---------- Material supplied

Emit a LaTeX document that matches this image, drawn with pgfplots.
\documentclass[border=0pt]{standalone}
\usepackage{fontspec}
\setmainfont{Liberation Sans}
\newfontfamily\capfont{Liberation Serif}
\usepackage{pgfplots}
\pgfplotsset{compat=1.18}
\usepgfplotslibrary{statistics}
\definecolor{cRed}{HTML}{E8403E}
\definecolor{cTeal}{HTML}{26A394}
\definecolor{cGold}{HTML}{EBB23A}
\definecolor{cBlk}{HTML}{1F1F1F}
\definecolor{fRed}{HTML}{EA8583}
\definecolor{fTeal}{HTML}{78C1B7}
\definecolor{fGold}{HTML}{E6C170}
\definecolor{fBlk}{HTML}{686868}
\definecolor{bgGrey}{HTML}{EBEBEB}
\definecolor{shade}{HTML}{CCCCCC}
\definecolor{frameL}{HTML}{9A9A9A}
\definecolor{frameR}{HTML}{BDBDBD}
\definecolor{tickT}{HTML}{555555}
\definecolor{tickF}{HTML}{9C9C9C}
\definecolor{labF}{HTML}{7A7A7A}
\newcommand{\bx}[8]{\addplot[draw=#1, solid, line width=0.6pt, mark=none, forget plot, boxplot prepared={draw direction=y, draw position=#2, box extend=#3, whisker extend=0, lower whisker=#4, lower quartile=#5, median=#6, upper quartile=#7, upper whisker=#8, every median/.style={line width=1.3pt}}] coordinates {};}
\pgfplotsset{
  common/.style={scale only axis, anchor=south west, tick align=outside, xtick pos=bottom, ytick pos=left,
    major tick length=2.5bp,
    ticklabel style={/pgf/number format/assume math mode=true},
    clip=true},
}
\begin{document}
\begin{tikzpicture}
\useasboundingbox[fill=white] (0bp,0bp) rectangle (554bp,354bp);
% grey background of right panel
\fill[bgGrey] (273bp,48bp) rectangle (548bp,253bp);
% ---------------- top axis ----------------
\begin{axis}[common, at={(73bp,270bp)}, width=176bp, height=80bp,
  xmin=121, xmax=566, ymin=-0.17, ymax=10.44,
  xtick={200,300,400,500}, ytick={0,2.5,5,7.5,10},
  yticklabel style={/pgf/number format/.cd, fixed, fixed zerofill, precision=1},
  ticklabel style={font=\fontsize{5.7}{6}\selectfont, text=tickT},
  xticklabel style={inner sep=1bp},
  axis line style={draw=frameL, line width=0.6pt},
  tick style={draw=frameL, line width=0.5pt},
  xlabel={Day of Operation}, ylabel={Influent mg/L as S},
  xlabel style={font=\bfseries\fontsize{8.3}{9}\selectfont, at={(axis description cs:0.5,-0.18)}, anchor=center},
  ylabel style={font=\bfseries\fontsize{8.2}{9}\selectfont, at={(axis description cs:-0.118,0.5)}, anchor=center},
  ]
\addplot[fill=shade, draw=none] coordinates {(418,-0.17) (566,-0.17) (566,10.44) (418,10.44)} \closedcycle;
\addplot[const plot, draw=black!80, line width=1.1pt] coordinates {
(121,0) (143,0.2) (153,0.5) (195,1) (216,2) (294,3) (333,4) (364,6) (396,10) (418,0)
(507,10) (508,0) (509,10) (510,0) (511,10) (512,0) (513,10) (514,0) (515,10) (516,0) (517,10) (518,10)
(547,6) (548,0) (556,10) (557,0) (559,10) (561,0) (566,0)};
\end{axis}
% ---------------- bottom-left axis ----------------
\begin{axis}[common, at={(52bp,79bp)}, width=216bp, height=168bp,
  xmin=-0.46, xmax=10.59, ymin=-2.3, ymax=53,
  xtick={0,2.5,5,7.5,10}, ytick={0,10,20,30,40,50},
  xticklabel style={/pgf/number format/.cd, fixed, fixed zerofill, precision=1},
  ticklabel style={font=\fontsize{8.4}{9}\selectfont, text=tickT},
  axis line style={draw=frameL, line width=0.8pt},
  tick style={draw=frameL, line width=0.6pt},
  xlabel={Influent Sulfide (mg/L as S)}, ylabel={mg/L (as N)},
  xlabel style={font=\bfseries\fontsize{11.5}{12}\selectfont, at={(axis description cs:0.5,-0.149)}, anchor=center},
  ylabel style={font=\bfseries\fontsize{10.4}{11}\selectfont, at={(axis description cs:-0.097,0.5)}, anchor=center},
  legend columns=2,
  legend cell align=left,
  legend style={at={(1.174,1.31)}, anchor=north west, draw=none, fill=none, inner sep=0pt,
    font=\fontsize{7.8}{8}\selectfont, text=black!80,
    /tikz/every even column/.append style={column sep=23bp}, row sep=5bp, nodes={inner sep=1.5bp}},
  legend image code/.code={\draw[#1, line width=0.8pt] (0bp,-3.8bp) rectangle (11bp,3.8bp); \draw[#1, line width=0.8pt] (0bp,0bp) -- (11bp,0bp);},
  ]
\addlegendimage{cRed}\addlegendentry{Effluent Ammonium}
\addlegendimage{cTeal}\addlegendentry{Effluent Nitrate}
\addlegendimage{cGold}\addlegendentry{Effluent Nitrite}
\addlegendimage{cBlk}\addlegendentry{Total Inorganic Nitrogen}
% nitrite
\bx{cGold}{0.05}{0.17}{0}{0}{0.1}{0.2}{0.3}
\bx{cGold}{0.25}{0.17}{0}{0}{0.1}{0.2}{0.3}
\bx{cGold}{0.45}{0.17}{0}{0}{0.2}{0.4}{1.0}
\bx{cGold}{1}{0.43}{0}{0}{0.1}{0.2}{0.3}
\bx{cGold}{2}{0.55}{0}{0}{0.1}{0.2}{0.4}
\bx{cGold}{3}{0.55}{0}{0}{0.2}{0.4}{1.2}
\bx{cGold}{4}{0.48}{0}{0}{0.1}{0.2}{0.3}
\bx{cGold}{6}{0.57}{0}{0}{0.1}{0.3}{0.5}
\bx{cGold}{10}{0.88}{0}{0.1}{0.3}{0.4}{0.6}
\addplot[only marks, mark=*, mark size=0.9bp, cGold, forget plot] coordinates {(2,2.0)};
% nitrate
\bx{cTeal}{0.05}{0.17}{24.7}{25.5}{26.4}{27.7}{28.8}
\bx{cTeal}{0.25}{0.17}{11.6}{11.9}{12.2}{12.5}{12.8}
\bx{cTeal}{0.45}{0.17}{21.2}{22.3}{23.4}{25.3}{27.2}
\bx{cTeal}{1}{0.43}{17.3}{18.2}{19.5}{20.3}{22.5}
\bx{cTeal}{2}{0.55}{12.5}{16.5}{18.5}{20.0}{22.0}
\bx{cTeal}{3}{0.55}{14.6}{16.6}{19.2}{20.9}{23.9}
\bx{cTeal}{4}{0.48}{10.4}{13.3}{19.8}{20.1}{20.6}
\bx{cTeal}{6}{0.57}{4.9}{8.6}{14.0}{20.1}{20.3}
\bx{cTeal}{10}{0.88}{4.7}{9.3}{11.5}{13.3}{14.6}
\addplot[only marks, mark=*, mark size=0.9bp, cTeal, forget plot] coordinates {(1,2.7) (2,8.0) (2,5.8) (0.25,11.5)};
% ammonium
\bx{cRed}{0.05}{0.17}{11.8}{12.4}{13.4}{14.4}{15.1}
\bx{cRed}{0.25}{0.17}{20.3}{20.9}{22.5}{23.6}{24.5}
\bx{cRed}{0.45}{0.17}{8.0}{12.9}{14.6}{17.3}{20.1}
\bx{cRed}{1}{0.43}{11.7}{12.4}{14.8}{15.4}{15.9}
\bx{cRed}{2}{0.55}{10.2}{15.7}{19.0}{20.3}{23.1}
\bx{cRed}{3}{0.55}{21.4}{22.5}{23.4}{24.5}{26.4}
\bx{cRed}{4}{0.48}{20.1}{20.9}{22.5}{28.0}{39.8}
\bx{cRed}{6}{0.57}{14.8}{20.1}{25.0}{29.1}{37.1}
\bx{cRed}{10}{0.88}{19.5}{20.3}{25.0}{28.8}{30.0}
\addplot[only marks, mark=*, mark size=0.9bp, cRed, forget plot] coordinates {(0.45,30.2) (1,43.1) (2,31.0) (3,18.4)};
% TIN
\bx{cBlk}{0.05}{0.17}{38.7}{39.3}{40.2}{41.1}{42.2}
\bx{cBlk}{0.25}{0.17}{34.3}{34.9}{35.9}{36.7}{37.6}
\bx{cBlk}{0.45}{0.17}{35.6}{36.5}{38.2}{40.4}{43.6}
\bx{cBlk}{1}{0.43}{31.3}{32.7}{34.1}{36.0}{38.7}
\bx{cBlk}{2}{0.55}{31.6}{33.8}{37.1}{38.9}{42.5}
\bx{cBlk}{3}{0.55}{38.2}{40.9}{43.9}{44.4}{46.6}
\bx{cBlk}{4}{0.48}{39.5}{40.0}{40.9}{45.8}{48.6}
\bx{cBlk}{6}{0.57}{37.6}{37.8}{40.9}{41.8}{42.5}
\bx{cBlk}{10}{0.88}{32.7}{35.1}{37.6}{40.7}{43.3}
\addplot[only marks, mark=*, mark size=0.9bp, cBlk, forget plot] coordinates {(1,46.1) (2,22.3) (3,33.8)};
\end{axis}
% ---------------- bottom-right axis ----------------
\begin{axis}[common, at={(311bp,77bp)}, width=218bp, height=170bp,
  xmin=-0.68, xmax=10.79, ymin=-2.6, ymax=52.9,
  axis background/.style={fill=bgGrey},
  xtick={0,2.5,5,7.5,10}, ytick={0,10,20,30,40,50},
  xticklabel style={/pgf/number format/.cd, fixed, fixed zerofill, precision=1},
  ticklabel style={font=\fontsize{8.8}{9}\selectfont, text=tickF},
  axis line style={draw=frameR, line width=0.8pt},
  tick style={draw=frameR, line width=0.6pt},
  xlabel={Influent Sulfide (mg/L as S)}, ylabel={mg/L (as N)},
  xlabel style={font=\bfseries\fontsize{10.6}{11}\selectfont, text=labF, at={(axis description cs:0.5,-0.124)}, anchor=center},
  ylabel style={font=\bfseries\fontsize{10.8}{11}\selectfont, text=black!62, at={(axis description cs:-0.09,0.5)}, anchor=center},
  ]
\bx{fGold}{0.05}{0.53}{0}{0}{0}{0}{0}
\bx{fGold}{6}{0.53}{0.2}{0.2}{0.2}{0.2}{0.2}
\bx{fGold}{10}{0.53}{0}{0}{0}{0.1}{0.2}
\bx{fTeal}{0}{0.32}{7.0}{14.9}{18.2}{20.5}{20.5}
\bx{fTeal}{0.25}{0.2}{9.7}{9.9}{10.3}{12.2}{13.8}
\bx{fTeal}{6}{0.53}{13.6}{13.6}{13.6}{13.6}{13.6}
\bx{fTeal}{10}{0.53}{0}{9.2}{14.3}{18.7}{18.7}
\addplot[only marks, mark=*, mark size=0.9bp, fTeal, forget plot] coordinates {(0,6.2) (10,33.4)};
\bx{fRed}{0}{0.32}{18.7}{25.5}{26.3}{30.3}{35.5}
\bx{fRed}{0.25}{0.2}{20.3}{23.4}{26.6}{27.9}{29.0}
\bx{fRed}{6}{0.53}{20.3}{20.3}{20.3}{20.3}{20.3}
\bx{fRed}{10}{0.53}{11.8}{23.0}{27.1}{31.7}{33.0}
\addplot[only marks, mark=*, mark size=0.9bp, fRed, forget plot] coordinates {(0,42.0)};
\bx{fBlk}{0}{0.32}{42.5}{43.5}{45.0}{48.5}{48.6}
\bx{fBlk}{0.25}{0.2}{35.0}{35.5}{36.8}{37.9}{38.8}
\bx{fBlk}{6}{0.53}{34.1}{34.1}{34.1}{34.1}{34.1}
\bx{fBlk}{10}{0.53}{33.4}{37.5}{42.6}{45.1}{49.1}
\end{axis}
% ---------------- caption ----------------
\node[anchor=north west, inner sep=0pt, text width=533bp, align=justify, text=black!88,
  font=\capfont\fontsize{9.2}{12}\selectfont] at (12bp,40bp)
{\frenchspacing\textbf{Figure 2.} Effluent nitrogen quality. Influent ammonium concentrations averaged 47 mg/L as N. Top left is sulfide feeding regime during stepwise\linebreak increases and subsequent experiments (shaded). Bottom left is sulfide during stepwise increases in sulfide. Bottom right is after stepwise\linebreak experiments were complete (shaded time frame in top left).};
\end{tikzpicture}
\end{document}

--------------------
---------- Material supplied

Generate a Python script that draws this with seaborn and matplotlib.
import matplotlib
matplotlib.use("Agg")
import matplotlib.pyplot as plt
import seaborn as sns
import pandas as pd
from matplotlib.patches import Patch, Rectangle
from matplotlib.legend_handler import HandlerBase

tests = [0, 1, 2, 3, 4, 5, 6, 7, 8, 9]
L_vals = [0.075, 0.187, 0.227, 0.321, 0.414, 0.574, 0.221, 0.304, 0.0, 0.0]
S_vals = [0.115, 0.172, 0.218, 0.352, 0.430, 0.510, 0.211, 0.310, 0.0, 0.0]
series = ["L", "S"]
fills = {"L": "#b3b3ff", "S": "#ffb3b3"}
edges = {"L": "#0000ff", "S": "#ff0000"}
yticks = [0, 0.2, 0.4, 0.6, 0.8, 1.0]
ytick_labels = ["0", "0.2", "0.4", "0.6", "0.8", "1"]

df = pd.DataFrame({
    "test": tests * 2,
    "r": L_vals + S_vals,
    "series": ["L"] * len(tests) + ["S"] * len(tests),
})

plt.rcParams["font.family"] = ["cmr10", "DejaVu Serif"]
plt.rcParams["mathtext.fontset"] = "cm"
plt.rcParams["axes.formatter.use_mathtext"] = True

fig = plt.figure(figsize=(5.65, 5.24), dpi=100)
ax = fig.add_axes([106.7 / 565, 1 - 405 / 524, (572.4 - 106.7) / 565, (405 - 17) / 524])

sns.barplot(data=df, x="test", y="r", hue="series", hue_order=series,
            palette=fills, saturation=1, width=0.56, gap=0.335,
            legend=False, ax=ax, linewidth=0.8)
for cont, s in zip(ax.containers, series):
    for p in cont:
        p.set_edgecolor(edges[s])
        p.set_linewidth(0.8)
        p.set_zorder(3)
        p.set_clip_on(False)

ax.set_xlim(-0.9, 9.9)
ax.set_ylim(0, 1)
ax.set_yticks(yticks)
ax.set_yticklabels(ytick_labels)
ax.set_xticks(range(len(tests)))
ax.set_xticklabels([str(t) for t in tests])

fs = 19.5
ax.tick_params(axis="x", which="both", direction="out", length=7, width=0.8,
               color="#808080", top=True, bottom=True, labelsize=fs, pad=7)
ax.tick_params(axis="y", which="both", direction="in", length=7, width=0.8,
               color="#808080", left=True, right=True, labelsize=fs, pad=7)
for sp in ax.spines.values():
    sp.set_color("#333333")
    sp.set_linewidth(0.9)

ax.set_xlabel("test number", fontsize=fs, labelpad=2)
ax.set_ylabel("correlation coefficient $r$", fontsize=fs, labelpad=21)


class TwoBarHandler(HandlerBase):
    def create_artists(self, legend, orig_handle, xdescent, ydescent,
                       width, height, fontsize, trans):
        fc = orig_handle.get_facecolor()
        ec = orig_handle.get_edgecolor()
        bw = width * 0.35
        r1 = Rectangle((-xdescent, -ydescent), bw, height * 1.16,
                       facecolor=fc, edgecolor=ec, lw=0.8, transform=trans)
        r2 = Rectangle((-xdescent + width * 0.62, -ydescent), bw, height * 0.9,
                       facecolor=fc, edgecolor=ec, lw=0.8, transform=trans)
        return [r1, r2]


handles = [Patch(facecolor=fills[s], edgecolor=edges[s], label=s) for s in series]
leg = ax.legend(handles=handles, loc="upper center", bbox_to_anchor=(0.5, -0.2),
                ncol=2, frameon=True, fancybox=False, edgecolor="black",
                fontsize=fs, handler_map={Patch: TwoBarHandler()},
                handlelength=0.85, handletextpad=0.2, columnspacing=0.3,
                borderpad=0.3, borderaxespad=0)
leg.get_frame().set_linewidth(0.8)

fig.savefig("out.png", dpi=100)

--------------------

◆ **Goal of the exercise**
Scan the entries above. Copy each line that has the string "this".

◆ **The output**
Emit a LaTeX document that matches this image, drawn with pgfplots.
Generate a Python script that draws this with seaborn and matplotlib.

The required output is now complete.